Quote from Twain. Some numbers from Midnight Rain. ‘Cause you know I was to the point of reinventing myself because of my fear of the numbers on Midnight Rain, and the fact that I’d heard it hadn’t done as well as everyone hoped.
How well did it do?
In its first reporting period, it earned out its own $25,000 advance plus all but about $2000 of Last Girl Dancing‘s advance.
In its first reporting period, it sold over 50,000 more copies than any title of mine has ever sold before in a first period, and about that many more than most of my titles have sold lifetime.
It had an acceptable sell-through. Not earth-shattering. I was hoping for the 80%-97% sell-through that most of my other books have averaged, but the fact that this was essentially a first novel, that it was shelved where most of the people who have been my readership for the last fourteen years will never have found it, and that a LOT of copies were printed make that kind of sell-through nearly impossible. It’s almost certain to have sold almost entirely to readers for whom this was the first introduction to my work.
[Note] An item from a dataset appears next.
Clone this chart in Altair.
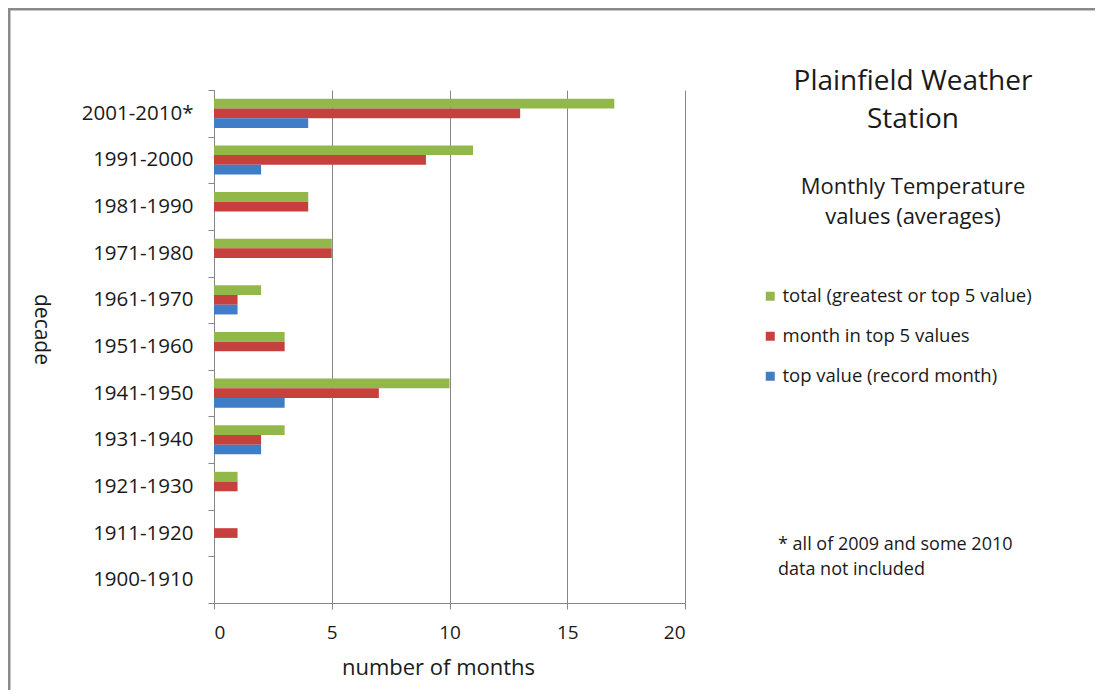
import altair as alt
import pandas as pd

decades = ["2001-2010*", "1991-2000", "1981-1990", "1971-1980", "1961-1970",
           "1951-1960", "1941-1950", "1931-1940", "1921-1930", "1911-1920", "1900-1910"]
total_vals = [17, 11, 4, 5, 2, 3, 10, 3, 1, 0, 0]
top5_vals = [13, 9, 4, 5, 1, 3, 7, 2, 1, 1, 0]
record_vals = [4, 2, 0, 0, 1, 0, 3, 2, 0, 0, 0]
series = ["total (greatest or top 5 value)", "month in top 5 values", "top value (record month)"]
colors = ["#93B84A", "#C6403E", "#3F7DC6"]

rows = []
for d, a, b, c in zip(decades, total_vals, top5_vals, record_vals):
    rows.append({"decade": d, "series": series[0], "months": a})
    rows.append({"decade": d, "series": series[1], "months": b})
    rows.append({"decade": d, "series": series[2], "months": c})
df = pd.DataFrame(rows)

FONT = "Open Sans"
W, H = 471, 513
TXT = "#1a1a1a"

bars = alt.Chart(df).mark_bar().encode(
    x=alt.X("months:Q", title="number of months",
            scale=alt.Scale(domain=[0, 20], nice=False),
            axis=alt.Axis(values=[0, 5, 10, 15, 20], grid=True, gridColor="#868686",
                          domainColor="#868686", tickColor="#868686", tickSize=6,
                          labelFontSize=19, labelPadding=14, labelColor=TXT,
                          titleFontSize=22, titleFontWeight="normal", titleColor=TXT,
                          titlePadding=15, titleX=224)),
    y=alt.Y("decade:N", sort=decades, title="decade",
            scale=alt.Scale(paddingInner=0, paddingOuter=0),
            axis=alt.Axis(tickBand="extent", domainColor="#868686", tickColor="#868686",
                          tickSize=6, labelFontSize=20.5, labelPadding=15, labelColor=TXT,
                          titleFontSize=21, titleFontWeight="normal", titleColor=TXT,
                          titleAngle=90, titleX=-174, titleY=239, titleAlign="center",
                          titleBaseline="middle")),
    yOffset=alt.YOffset("series:N", sort=series,
                        scale=alt.Scale(paddingInner=0, paddingOuter=0.9)),
    color=alt.Color("series:N", sort=series,
                    scale=alt.Scale(domain=series, range=colors),
                    legend=alt.Legend(title=None, orient="none", legendX=547, legendY=197,
                                      symbolType="square", symbolSize=81, symbolStrokeWidth=0,
                                      labelFontSize=18.5, labelColor=TXT, labelOffset=3,
                                      labelLimit=0, rowPadding=21)),
)

title_df = pd.DataFrame({"t": ["Plainfield Weather\nStation"]})
title = alt.Chart(title_df).mark_text(font=FONT, fontSize=28, lineBreak="\n", lineHeight=38,
                                      align="center", baseline="middle", color=TXT).encode(
    text="t:N", x=alt.value(699), y=alt.value(-8))

sub_df = pd.DataFrame({"t": ["Monthly Temperature\nvalues (averages)"]})
sub = alt.Chart(sub_df).mark_text(font=FONT, fontSize=22, lineBreak="\n", lineHeight=30,
                                  align="center", baseline="middle", color=TXT).encode(
    text="t:N", x=alt.value(699), y=alt.value(97))

note_df = pd.DataFrame({"t": ["* all of 2009 and some 2010\ndata not included"]})
note = alt.Chart(note_df).mark_text(font=FONT, fontSize=18, lineBreak="\n", lineHeight=25,
                                    align="left", baseline="middle", color=TXT).encode(
    text="t:N", x=alt.value(564), y=alt.value(455))

frame_l = alt.Chart(pd.DataFrame({"k": [0]})).mark_rule(color="#8a8a8a", strokeWidth=3).encode(
    x=alt.value(-205), y=alt.value(-82), y2=alt.value(600))
frame_t = alt.Chart(pd.DataFrame({"k": [0]})).mark_rule(color="#8a8a8a", strokeWidth=3).encode(
    x=alt.value(-206), x2=alt.value(881), y=alt.value(-81))

chart = alt.layer(bars, title, sub, note, frame_l, frame_t).properties(
    width=W, height=H,
    autosize=alt.AutoSizeParams(type="none"),
    padding={"left": 206, "top": 82, "right": 410, "bottom": 87},
).configure(font=FONT).configure_view(stroke=None).configure_text(font=FONT)

chart.save("out.html", embed_options={"renderer": "svg", "actions": False})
So Midnight Rain didn’t do as well as everyone hoped? No, it didn’t. When you’re hoping for break-out bestsellerdom, it didn’t do that.
It did, however, do well for a first novel. If I can find any sort of repeat readership from the folks who liked it, and who I hope went out and bought Last Girl Dancing because they liked it, I might have something solid to build on.
No gimmes here. I’m not out of the woods — you’re only as good as your last book, and Last Girl Dancing is, in suspense, my book of the moment.
Still, the Twain quote in the title seemed apt. I’m still alive as a suspense writer. Still kicking. And almost ready to send the outline for the third book off.